Begin Records provided

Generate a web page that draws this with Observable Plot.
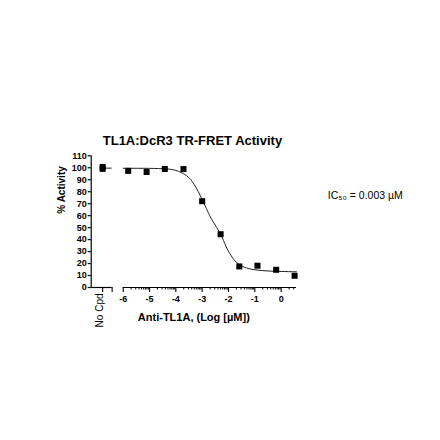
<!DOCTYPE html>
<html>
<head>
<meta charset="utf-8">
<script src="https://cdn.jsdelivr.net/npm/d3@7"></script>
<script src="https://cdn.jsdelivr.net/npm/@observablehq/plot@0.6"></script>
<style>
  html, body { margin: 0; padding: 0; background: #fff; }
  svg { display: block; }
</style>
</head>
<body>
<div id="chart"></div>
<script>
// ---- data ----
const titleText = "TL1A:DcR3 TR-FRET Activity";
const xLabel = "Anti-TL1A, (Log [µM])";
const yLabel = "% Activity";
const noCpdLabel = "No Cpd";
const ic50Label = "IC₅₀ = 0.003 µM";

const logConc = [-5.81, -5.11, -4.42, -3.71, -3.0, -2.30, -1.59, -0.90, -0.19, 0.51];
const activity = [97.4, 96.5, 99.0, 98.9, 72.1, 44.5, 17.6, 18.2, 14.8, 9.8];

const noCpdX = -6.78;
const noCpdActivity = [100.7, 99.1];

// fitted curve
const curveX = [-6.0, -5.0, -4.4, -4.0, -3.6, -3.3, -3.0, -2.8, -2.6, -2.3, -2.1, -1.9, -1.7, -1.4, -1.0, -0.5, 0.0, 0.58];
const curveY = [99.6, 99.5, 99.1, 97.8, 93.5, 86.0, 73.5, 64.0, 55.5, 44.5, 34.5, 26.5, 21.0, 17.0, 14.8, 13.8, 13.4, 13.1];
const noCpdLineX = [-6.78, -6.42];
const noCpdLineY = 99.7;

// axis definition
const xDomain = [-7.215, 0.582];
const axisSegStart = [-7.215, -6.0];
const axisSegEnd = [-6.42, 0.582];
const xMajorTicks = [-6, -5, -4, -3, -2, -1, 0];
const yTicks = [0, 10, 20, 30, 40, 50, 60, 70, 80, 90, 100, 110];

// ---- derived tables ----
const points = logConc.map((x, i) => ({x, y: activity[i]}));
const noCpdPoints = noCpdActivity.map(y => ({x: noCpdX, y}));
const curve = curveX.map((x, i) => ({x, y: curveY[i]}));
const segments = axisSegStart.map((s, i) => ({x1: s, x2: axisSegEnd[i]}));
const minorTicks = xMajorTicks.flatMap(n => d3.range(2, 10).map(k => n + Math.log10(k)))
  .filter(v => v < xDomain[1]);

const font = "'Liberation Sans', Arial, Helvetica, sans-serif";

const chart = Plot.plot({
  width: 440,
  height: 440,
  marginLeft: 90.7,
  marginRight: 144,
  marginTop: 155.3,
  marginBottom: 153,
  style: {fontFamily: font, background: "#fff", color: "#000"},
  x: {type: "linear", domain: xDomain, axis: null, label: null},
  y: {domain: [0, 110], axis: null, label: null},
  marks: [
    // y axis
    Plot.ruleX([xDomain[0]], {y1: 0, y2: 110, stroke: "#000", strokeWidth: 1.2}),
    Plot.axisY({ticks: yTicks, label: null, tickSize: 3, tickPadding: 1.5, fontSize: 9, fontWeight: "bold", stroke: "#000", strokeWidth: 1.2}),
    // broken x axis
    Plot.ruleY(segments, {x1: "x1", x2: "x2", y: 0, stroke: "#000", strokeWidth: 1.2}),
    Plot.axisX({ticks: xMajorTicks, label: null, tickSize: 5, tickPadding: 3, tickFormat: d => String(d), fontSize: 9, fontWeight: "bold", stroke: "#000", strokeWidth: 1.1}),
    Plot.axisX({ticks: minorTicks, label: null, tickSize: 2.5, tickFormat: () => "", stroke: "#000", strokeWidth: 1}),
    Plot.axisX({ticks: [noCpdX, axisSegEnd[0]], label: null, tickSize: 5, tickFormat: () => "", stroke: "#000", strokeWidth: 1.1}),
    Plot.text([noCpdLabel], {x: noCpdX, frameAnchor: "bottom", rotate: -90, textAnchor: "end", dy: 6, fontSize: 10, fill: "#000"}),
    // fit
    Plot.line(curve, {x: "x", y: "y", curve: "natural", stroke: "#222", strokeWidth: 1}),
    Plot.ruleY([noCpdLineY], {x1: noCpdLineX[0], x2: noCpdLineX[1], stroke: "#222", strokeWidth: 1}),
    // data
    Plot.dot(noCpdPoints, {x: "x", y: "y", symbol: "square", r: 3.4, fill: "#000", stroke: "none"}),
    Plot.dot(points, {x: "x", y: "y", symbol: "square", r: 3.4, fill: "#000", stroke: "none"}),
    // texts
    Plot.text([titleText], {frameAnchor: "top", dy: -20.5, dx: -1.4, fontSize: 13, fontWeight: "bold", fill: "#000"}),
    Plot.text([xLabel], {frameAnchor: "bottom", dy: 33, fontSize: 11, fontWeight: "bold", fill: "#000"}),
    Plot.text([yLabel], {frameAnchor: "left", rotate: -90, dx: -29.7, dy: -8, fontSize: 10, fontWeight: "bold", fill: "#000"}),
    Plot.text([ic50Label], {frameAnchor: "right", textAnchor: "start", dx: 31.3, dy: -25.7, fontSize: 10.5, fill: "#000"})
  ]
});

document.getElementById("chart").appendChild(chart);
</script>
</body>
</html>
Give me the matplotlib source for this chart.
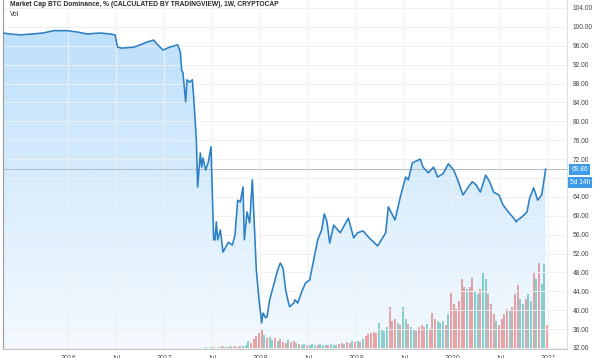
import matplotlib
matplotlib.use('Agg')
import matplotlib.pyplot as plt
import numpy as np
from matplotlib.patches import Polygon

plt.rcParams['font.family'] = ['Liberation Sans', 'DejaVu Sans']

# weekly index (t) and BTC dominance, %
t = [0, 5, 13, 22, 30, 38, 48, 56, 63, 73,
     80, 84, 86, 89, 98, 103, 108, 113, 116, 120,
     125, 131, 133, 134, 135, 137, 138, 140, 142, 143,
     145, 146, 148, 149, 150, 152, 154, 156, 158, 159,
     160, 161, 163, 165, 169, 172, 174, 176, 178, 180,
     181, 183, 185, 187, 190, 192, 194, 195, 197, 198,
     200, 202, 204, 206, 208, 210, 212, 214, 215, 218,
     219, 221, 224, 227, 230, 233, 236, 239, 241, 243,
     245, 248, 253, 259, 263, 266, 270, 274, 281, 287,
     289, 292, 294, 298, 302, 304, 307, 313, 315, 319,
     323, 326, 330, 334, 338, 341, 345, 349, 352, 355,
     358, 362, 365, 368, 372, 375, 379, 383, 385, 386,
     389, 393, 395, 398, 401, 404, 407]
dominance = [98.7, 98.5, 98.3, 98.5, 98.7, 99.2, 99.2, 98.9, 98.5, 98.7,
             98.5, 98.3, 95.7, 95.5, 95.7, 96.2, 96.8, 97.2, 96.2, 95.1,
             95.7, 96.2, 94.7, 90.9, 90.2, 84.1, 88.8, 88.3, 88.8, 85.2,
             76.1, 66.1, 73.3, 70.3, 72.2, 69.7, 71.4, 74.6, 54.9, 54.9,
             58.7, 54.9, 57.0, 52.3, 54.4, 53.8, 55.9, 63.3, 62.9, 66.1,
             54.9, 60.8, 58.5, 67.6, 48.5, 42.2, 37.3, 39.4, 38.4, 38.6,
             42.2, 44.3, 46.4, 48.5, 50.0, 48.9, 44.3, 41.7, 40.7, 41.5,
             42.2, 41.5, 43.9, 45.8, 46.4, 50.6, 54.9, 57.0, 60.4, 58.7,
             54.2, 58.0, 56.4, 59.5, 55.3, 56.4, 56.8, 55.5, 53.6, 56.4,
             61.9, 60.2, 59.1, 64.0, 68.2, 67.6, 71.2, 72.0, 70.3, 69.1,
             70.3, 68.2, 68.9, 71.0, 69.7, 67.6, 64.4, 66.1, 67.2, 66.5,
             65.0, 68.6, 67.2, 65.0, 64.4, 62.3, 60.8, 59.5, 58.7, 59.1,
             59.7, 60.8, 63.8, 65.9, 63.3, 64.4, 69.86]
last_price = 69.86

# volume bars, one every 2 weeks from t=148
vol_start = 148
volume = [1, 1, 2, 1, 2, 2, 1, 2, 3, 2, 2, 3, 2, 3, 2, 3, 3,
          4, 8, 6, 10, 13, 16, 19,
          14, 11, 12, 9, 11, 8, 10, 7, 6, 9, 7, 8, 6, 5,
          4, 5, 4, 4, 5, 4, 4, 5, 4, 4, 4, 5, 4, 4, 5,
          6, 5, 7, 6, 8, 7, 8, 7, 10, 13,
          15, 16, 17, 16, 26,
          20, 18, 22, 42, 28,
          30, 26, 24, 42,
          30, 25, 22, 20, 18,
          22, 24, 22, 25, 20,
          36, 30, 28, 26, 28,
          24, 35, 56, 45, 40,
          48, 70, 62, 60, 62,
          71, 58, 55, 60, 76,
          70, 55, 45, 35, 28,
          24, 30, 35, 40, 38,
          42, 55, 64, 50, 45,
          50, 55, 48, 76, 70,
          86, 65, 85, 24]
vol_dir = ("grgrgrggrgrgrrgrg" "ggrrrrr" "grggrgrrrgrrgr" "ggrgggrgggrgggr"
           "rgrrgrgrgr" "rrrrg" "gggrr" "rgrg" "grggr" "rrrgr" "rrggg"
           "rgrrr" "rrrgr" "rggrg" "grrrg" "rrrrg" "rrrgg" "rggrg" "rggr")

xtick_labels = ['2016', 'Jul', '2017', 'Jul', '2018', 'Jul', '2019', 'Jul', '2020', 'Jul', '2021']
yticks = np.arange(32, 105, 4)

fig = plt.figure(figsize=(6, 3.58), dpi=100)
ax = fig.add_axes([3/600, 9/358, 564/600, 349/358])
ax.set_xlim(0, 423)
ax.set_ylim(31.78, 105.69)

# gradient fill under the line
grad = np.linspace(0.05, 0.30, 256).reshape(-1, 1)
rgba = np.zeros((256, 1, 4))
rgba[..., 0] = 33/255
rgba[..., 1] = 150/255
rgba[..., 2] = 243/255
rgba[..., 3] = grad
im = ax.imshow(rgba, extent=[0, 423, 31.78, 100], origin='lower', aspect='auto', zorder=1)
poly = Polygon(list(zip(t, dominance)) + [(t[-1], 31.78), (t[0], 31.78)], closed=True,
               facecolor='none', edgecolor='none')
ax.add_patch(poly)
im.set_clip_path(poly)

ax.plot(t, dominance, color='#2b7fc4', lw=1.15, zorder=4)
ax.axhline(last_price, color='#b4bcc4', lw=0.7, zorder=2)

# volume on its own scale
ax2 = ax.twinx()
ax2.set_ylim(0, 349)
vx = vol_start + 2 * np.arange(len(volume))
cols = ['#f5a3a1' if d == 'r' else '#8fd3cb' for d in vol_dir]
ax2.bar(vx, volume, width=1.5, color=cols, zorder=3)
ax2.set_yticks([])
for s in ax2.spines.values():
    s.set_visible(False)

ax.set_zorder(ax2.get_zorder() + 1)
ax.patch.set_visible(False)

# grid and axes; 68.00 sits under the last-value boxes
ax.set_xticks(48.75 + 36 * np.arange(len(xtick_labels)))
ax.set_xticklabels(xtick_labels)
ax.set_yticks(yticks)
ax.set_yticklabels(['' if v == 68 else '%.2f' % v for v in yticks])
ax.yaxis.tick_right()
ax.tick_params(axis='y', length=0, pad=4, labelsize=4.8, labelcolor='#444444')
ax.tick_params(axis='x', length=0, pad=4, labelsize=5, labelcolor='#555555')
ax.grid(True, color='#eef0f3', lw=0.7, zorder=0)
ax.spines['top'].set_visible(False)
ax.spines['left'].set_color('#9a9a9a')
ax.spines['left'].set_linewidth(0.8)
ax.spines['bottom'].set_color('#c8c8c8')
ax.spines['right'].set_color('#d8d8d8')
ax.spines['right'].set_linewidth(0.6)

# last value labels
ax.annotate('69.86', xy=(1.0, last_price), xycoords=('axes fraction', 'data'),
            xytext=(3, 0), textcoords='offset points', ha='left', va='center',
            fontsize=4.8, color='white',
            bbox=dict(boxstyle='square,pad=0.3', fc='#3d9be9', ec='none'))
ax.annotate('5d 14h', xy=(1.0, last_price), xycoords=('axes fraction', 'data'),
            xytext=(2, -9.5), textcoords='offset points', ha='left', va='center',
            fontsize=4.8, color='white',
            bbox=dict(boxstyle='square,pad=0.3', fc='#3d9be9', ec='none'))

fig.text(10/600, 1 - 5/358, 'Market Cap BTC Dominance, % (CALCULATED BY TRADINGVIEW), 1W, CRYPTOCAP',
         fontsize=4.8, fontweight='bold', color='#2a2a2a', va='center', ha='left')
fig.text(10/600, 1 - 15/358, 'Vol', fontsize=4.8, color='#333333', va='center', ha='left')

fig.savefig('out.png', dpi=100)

End Records provided

| What needs to be done |
Repeat, with no pictures, each line from the beginning of the data through the line containing "18.2, 14.8, 9.8];", inclusive.

| Worked answer |
Generate a web page that draws this with Observable Plot.
<!DOCTYPE html>
<html>
<head>
<meta charset="utf-8">
<script src="https://cdn.jsdelivr.net/npm/d3@7"></script>
<script src="https://cdn.jsdelivr.net/npm/@observablehq/plot@0.6"></script>
<style>
  html, body { margin: 0; padding: 0; background: #fff; }
  svg { display: block; }
</style>
</head>
<body>
<div id="chart"></div>
<script>
// ---- data ----
const titleText = "TL1A:DcR3 TR-FRET Activity";
const xLabel = "Anti-TL1A, (Log [µM])";
const yLabel = "% Activity";
const noCpdLabel = "No Cpd";
const ic50Label = "IC₅₀ = 0.003 µM";

const logConc = [-5.81, -5.11, -4.42, -3.71, -3.0, -2.30, -1.59, -0.90, -0.19, 0.51];
const activity = [97.4, 96.5, 99.0, 98.9, 72.1, 44.5, 17.6, 18.2, 14.8, 9.8];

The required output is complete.